There are people in school who facilitate in the construction of our lives. They are called Teachers. They’re not only educators, but also our 2nd parents; they would nurture us with care and love, and consider themselves responsible of what we become.
I have my own stories to tell about my teachers during my school days. I had a professor who always came in late. When she arrives, she would always go back to the faculty room because she forgot something (purse, pen, visual aid – whatever she could think of) then gets back to class with only 10-15 minutes left in her subject to teach. She would just give us homework and tells us to study. I had some teachers who came in class well prepared and ready to answer questions. But some are just “plain boring”. They would just make you copy stuff from text books in your notebook while they are chitchatting with some co-teachers.
But what should a real educator be?

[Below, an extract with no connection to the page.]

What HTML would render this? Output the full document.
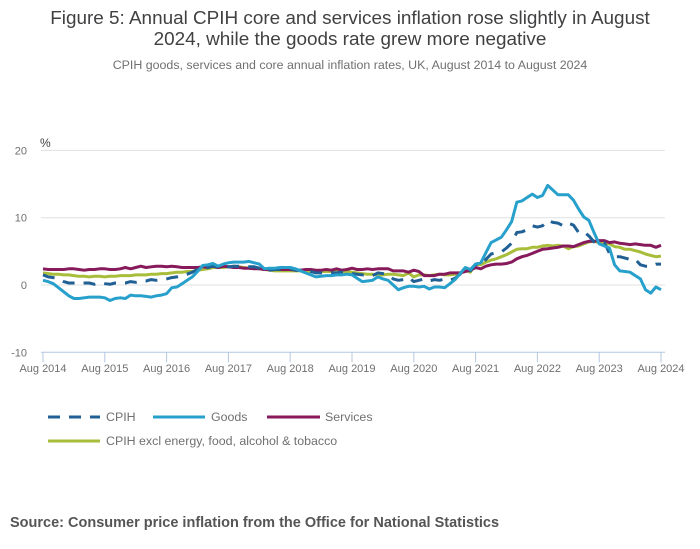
<!DOCTYPE html>
<html><head><meta charset="utf-8"><style>
body{margin:0;background:#fff;font-family:"Liberation Sans",sans-serif;}
svg{display:block}
</style></head><body>
<svg width="700" height="549" xmlns="http://www.w3.org/2000/svg">
<text x="350" y="24" text-anchor="middle" font-size="18.9" fill="#414042">Figure 5: Annual CPIH core and services inflation rose slightly in August</text>
<text x="350" y="45" text-anchor="middle" font-size="18.9" fill="#414042">2024, while the goods rate grew more negative</text>
<text x="350" y="69" text-anchor="middle" font-size="12.4" fill="#707071">CPIH goods, services and core annual inflation rates, UK, August 2014 to August 2024</text>
<text x="40" y="147" font-size="12" fill="#414042">%</text>
<g id="grid"></g>
<g id="xaxis"></g>
<g id="series"></g>
<g>
<line x1="48" y1="417" x2="100" y2="417" stroke="#206095" stroke-width="3" stroke-dasharray="12,9"/>
<text x="106" y="421" font-size="12.4" fill="#707071">CPIH</text>
<line x1="153" y1="417" x2="205" y2="417" stroke="#27a0cc" stroke-width="3"/>
<text x="211" y="421" font-size="12.4" fill="#707071">Goods</text>
<line x1="267" y1="417" x2="320" y2="417" stroke="#871a5b" stroke-width="3"/>
<text x="325" y="421" font-size="12.4" fill="#707071">Services</text>
<line x1="48" y1="441" x2="100" y2="441" stroke="#a8bd3a" stroke-width="3"/>
<text x="106" y="445" font-size="12.4" fill="#707071">CPIH excl energy, food, alcohol &amp; tobacco</text>
</g>
<text x="10" y="527" font-size="14.5" font-weight="bold" fill="#555">Source: Consumer price inflation from the Office for National Statistics</text>
</svg>
<script>
const yTicks=[20,10,0,-10];
const xTickLabels=["Aug 2014","Aug 2015","Aug 2016","Aug 2017","Aug 2018","Aug 2019","Aug 2020","Aug 2021","Aug 2022","Aug 2023","Aug 2024"];
const goods=[0.7,0.5,0.2,-0.4,-1.0,-1.6,-2.0,-2.0,-1.9,-1.8,-1.8,-1.8,
-1.9,-2.3,-2.0,-1.9,-2.0,-1.5,-1.6,-1.6,-1.7,-1.8,-1.6,-1.5,
-1.3,-0.4,-0.3,0.2,0.7,1.2,2.0,2.9,3.0,3.2,2.8,3.1,
3.3,3.4,3.4,3.4,3.5,3.3,3.1,2.4,2.5,2.5,2.6,2.6,
2.6,2.4,2.1,1.8,1.5,1.2,1.3,1.4,1.4,1.5,1.5,1.6,
1.5,1.0,0.5,0.6,0.7,1.2,0.9,0.7,0.0,-0.7,-0.4,-0.2,
-0.2,-0.3,-0.2,-0.6,-0.3,-0.3,-0.4,0.2,0.8,1.7,2.6,2.3,
3.1,3.3,4.8,6.3,6.7,7.1,8.2,9.4,12.3,12.5,13.0,13.5,
13.0,13.3,14.8,14.1,13.4,13.4,13.4,12.6,11.3,10.1,9.6,7.8,
6.1,5.8,5.5,3.0,2.1,2.0,1.9,1.4,0.9,-0.7,-1.2,-0.3,-0.7];
const services=[2.4,2.3,2.3,2.3,2.3,2.4,2.4,2.3,2.2,2.3,2.3,2.4,
2.4,2.3,2.3,2.4,2.6,2.4,2.6,2.8,2.6,2.7,2.8,2.8,
2.7,2.8,2.7,2.6,2.6,2.6,2.6,2.7,2.6,2.8,2.6,2.8,
2.7,2.6,2.6,2.5,2.5,2.4,2.4,2.3,2.3,2.3,2.3,2.3,
2.3,2.2,2.2,2.3,2.3,2.2,2.2,2.3,2.2,2.4,2.2,2.3,
2.5,2.3,2.3,2.4,2.3,2.4,2.4,2.4,2.1,2.1,2.1,1.9,
2.2,2.0,1.4,1.4,1.4,1.6,1.6,1.8,1.8,1.8,2.0,2.2,
2.6,2.4,2.8,3.0,3.1,3.1,3.2,3.4,3.9,4.2,4.4,4.7,
5.0,5.3,5.4,5.5,5.6,5.8,5.8,5.7,6.0,6.3,6.5,6.5,
6.6,6.6,6.3,6.4,6.2,6.1,6.0,6.1,6.0,5.9,5.9,5.6,5.9];
const core=[1.8,1.7,1.6,1.6,1.5,1.5,1.4,1.3,1.3,1.2,1.3,1.3,
1.2,1.3,1.3,1.4,1.4,1.4,1.5,1.5,1.5,1.6,1.6,1.7,
1.7,1.8,1.9,1.9,2.0,2.0,2.2,2.3,2.4,2.6,2.6,2.6,
2.7,2.8,2.7,2.6,2.5,2.5,2.4,2.3,2.2,2.1,2.1,2.1,
2.1,2.1,2.1,2.0,2.0,2.0,2.0,2.0,2.0,2.0,2.0,2.0,
1.9,1.8,1.7,1.6,1.6,1.5,1.5,1.6,1.6,1.5,1.4,1.8,
1.2,1.5,1.5,1.4,1.5,1.6,1.5,1.5,1.6,1.7,2.2,1.9,
3.1,3.0,3.4,3.7,3.9,4.2,4.5,4.9,5.3,5.4,5.4,5.6,
5.6,5.8,5.9,5.8,5.9,5.8,5.4,5.7,5.8,6.1,6.4,6.5,
6.3,6.1,6.1,5.7,5.6,5.3,5.3,5.1,4.9,4.6,4.4,4.2,4.3];
const cpih=[1.5,1.2,1.1,0.9,0.5,0.3,0.3,0.3,0.3,0.3,0.1,0.3,
0.2,0.1,0.3,0.3,0.3,0.5,0.4,0.6,0.6,0.8,0.7,0.8,
0.9,1.1,1.2,1.4,1.6,1.9,2.3,2.4,2.6,2.8,2.7,2.6,
2.7,2.8,2.8,2.8,2.7,2.7,2.5,2.3,2.2,2.3,2.3,2.3,
2.4,2.2,2.2,2.2,2.0,1.8,1.8,1.8,1.8,1.8,1.9,1.9,
1.7,1.6,1.5,1.5,1.4,1.8,1.7,1.5,0.9,0.7,0.8,1.1,
0.5,0.7,0.9,0.6,0.8,0.7,0.9,0.7,1.0,1.6,2.1,2.1,
3.1,2.9,3.8,4.6,4.8,4.9,5.5,6.2,7.8,7.9,8.2,8.8,
8.6,8.8,9.6,9.3,9.2,8.8,9.2,8.9,7.8,7.9,7.3,6.4,
6.3,6.3,4.7,4.2,4.2,4.0,3.8,3.8,3.0,2.8,2.8,3.1,3.1];

const NS="http://www.w3.org/2000/svg";
const X0=43,X1=661,Y0=285,PXU=6.73;
function xs(i){return X0+(X1-X0)*i/120;}
function ys(v){return Y0-v*PXU;}
function mk(tag,attrs,parent){const e=document.createElementNS(NS,tag);for(const k in attrs)e.setAttribute(k,attrs[k]);parent.appendChild(e);return e;}
const grid=document.getElementById('grid');
yTicks.forEach(v=>{
  if(v!==-10){
    const l=mk('line',{x1:41,x2:665,y1:ys(v),y2:ys(v),stroke:'#e0e0e0','stroke-width':1},grid);
    
    
  }
  const t=mk('text',{x:27,y:ys(v)+4,'text-anchor':'end','font-size':11,fill:'#707071'},grid);
  t.textContent=v;
  
  
});
const xa=document.getElementById('xaxis');
const ax=mk('line',{x1:41,x2:665,y1:ys(-10),y2:ys(-10),stroke:'#b3c7e0','stroke-width':1},xa);


xTickLabels.forEach((lab,k)=>{
  const x=xs(k*12);
  const tk=mk('line',{x1:x,x2:x,y1:ys(-10),y2:ys(-10)+10,stroke:'#b3c7e0','stroke-width':1},xa);
  
  
  const t=mk('text',{x:x,y:372,'text-anchor':'middle','font-size':11,fill:'#707071'},xa);
  t.textContent=lab;
  
  
});
const sg=document.getElementById('series');
function line(arr,color,dash,name){
  const d=arr.map((v,i)=>(i?'L':'M')+xs(i).toFixed(1)+','+ys(v).toFixed(1)).join('');
  const p=mk('path',{d:d,fill:'none',stroke:color,'stroke-width':3,'stroke-linejoin':'round'},sg);
  if(dash)p.setAttribute('stroke-dasharray',dash);
  
  
}
line(core,'#a8bd3a',null,'core-line');
line(services,'#871a5b',null,'services-line');
line(cpih,'#206095','12,9','cpih-line');
line(goods,'#27a0cc',null,'goods-line');
</script>
</body></html>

As I watched the movie Mga Munting Tinig (Small Voices) by Mr. Gil Portes, It somehow gave me an idea. In the movie, Melinda Santiago was a fresh grad student assigned to be a substitute teacher in a small rural school where people live a simple yet hard life. Education in the movie is less valued by adults. They would rather have their kids to work in the farm with them or do house chores than go to school. Perhaps poverty caused them to think that education is for the rich and that they are the only ones who have the rights to dream. Despite her difficulties, like having some dishonest co-teachers and parents insistence for their kids to help put food on the table than to study, Melinda’s idealism lead her to encourage her students to dream. She motivated them to focus on their talents and brought hope back into their hearts again.
In a way the movie tells us that we could all be agent of change. We could all do something to help others in our own little ways. And who knows the change we bring to young kids will impact them in ways that will amaze us all and in the process bring more good changes in the world we live in.